### WHAT TO DO
Write out every line below that includes the word "React".

### DATASET EXCERPT

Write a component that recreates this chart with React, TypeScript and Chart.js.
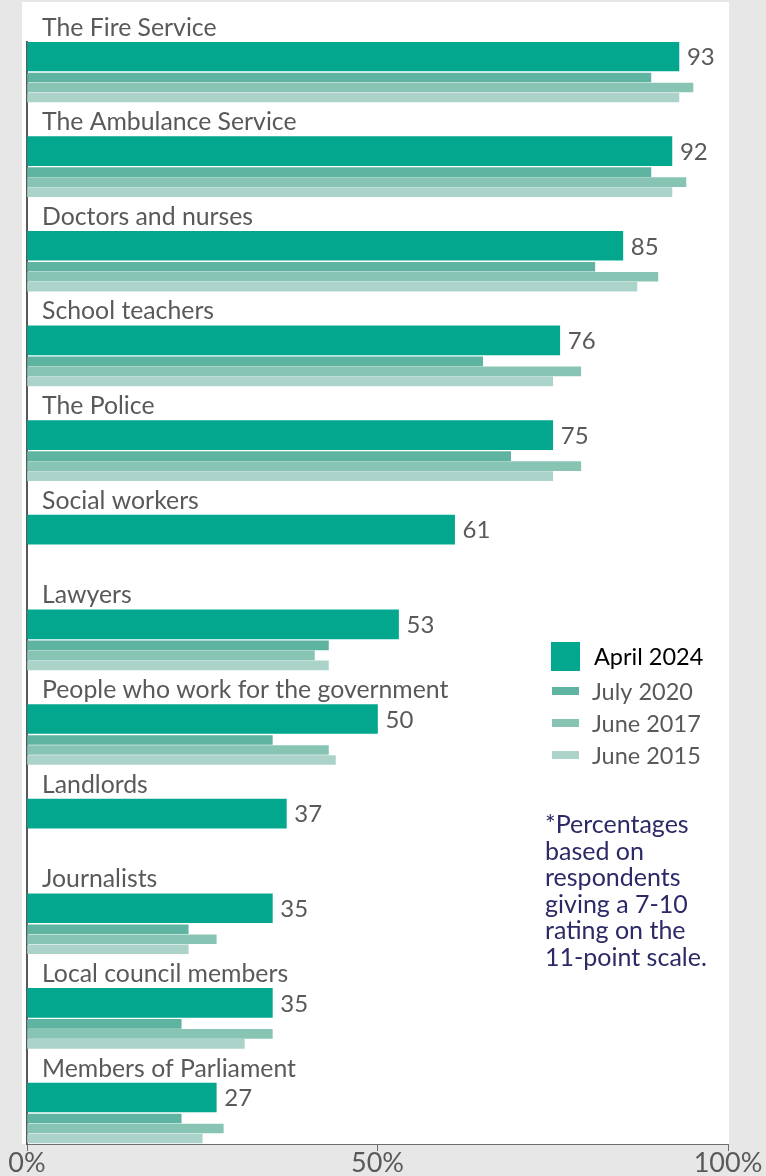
import React, { useEffect, useRef } from "react";
import { Chart, registerables } from "chart.js";

Chart.register(...registerables);

// ---------- data ----------
const categories = [
  "The Fire Service",
  "The Ambulance Service",
  "Doctors and nurses",
  "School teachers",
  "The Police",
  "Social workers",
  "Lawyers",
  "People who work for the government",
  "Landlords",
  "Journalists",
  "Local council members",
  "Members of Parliament",
];
const april2024 = [93, 92, 85, 76, 75, 61, 53, 50, 37, 35, 35, 27];
const july2020 = [89, 89, 81, 65, 69, null, 43, 35, null, 23, 22, 22];
const june2017 = [95, 94, 90, 79, 79, null, 41, 43, null, 27, 35, 28];
const june2015 = [93, 92, 87, 75, 75, null, 43, 44, null, 23, 31, 25];
const seriesLabels = ["April 2024", "July 2020", "June 2017", "June 2015"];
const xTickValues = [0, 50, 100];
const footnoteLines = [
  "*Percentages",
  "based on",
  "respondents",
  "giving a 7-10",
  "rating on the",
  "11-point scale.",
];

// ---------- styles / layout ----------
const W = 766;
const H = 1176;
const PLOT_LEFT = 27;
const PLOT_RIGHT = 728;
const PLOT_TOP = 42;
const PLOT_BOTTOM = 1144;
const PITCH = 94.64; // px per category
const FIRST_CENTER = 14.5; // px from plot top to first main bar centre
const BAR_OFFSETS = [0, 21, 31, 41]; // px from main bar centre
const BAR_THICK = [29, 9, 9, 9];
const COLORS = ["#02a78e", "#5eb4a0", "#88c4b4", "#acd3c9"];
const BG_GRAY = "#e7e7e7";
const TEXT_GRAY = "#595959";
const NOTE_COLOR = "#2b2a66";
const FONT = "Lato, 'Open Sans', sans-serif";

const allSeries = [april2024, july2020, june2017, june2015];

function buildDatasets() {
  return allSeries.map((vals, k) => ({
    label: seriesLabels[k],
    data: vals
      .map((v, i) => (v == null ? null : { x: v, y: i + BAR_OFFSETS[k] / PITCH }))
      .filter((p) => p !== null),
    backgroundColor: COLORS[k],
    borderWidth: 0,
    barThickness: BAR_THICK[k],
    grouped: false,
  }));
}

const backgroundPlugin = {
  id: "panelBg",
  beforeDraw(chart: any) {
    const ctx = chart.ctx;
    ctx.save();
    ctx.fillStyle = BG_GRAY;
    ctx.fillRect(0, 0, chart.width, chart.height);
    ctx.fillStyle = "#ffffff";
    ctx.fillRect(22, 2, 729 - 22, PLOT_BOTTOM - 2);
    ctx.restore();
  },
};

const annotatePlugin = {
  id: "annotate",
  afterDatasetsDraw(chart: any) {
    const ctx = chart.ctx;
    const meta = chart.getDatasetMeta(0);
    ctx.save();
    // category labels + value labels
    meta.data.forEach((el: any, i: number) => {
      const top = el.y - BAR_THICK[0] / 2;
      ctx.fillStyle = TEXT_GRAY;
      ctx.font = `24.8px ${FONT}`;
      ctx.textAlign = "left";
      ctx.textBaseline = "alphabetic";
      ctx.fillText(categories[i], 42, top - 6.5);
      ctx.font = `24px ${FONT}`;
      ctx.textBaseline = "middle";
      ctx.fillText(String(april2024[i]), el.x + 8, el.y + 1);
    });

    // legend
    const lx = 551;
    const ly = [656.5, 691, 723, 755];
    seriesLabels.forEach((lab, k) => {
      ctx.fillStyle = COLORS[k];
      if (k === 0) ctx.fillRect(lx, ly[k] - 14.5, 29, 29);
      else ctx.fillRect(lx + 1, ly[k] - 4, 27, 8);
      ctx.fillStyle = k === 0 ? "#000000" : TEXT_GRAY;
      ctx.font = `23.5px ${FONT}`;
      ctx.textAlign = "left";
      ctx.textBaseline = "middle";
      ctx.fillText(lab, k === 0 ? 594 : 592, ly[k] + 1);
    });

    // footnote
    ctx.fillStyle = NOTE_COLOR;
    ctx.font = `25px ${FONT}`;
    ctx.textBaseline = "alphabetic";
    footnoteLines.forEach((line, j) => {
      ctx.fillText(line, 545, 833 + j * 26.5);
    });
    ctx.restore();
  },
};

export default function App() {
  const ref = useRef<HTMLCanvasElement | null>(null);

  useEffect(() => {
    if (!ref.current) return;
    const chart = new Chart(ref.current, {
      type: "bar",
      data: { datasets: buildDatasets() as any },
      options: {
        indexAxis: "y",
        animation: false,
        responsive: false,
        maintainAspectRatio: false,
        devicePixelRatio: 1,
        layout: {
          padding: { left: PLOT_LEFT, right: W - PLOT_RIGHT, top: PLOT_TOP, bottom: 0 },
        },
        plugins: {
          legend: { display: false },
          tooltip: { enabled: false },
          title: { display: false },
        },
        scales: {
          x: {
            type: "linear",
            position: "bottom",
            min: 0,
            max: 100,
            offset: false,
            afterBuildTicks: (axis: any) => {
              axis.ticks = xTickValues.map((v) => ({ value: v }));
            },
            afterFit: (axis: any) => {
              axis.height = H - PLOT_BOTTOM;
            },
            ticks: {
              color: TEXT_GRAY,
              font: { family: FONT, size: 27 },
              padding: -4,
              maxRotation: 0,
              callback: (v: any) => `${v}%`,
            },
            grid: {
              display: true,
              drawOnChartArea: false,
              drawTicks: true,
              tickLength: 7,
              color: "#6d6d6d",
              lineWidth: 1,
            },
            border: { display: true, color: "#6d6d6d", width: 1 },
          },
          y: {
            type: "linear",
            position: "left",
            reverse: true,
            offset: false,
            bounds: "data",
            grace: 0,
            min: -FIRST_CENTER / PITCH,
            max: (PLOT_BOTTOM - PLOT_TOP - FIRST_CENTER) / PITCH,
            afterFit: (axis: any) => {
              axis.width = 0;
            },
            ticks: { display: false },
            grid: { display: false, offset: false },
            border: { display: true, color: TEXT_GRAY, width: 2 },
            z: 1,
          } as any,
        },
      },
      plugins: [backgroundPlugin, annotatePlugin],
    });
    return () => chart.destroy();
  }, []);

  return (
    <div
      style={{
        position: "absolute",
        left: 0,
        top: 0,
        width: W,
        height: H,
        background: BG_GRAY,
      }}
    >
      <canvas ref={ref} width={W} height={H} style={{ width: W, height: H, display: "block" }} />
    </div>
  );
}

### RESPONSE TO THIS TASK
Write a component that recreates this chart with React, TypeScript and Chart.js.
import React, { useEffect, useRef } from "react";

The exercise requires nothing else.